The revised CCDP course is Designing Cisco Network Service Architectures, or ARCH 2.0, and the revised exam is number 642-873. The exam will become available in October, and Cisco said that 90% of the course covers new material that is in line with current Cisco products and solutions.

"[The revised course] reflects the way people's jobs have changed," Beatty said, adding that when a network is designed, it cannot just be considered as a data transport mechanism.

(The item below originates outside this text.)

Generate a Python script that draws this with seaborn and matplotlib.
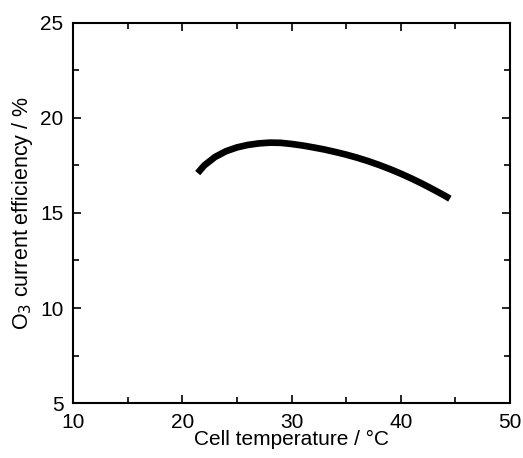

Now, factors such as VoIP, application-level intelligence and load balancing must be taken into consideration.

Beatty said the certification will help network designers implement these new services and applications in the beginning, saving time and money when compared with adding them in after the fact.

"It should be designed into the network from the beginning," he said. "It's expensive and difficult to add in as an afterthought."

Dan Stern, program manager of learning and development for Cisco, said the revised CCDP certification will also require network designers to undergo a cultural shift. While the job hasn't changed, the goals of the job have.

"The general description of what a networking designer should do doesn't change," Stean said. "It's the same kind of job. However, the products change and the technologies become more complex. It's like putting new meat on the old bone."

Beatty added that the message to take away from the new CCDP is that "all data is not equal." He said there is still traditional "data data," but now designers need to be concerned with "voice data" and "video data," which require different treatment of packet flows.

"The technology is here; we need designers to make use of it," he said. "We need to train a new generation of network designers about the new capabilities and get them to employ them in a cost-effective and efficient way."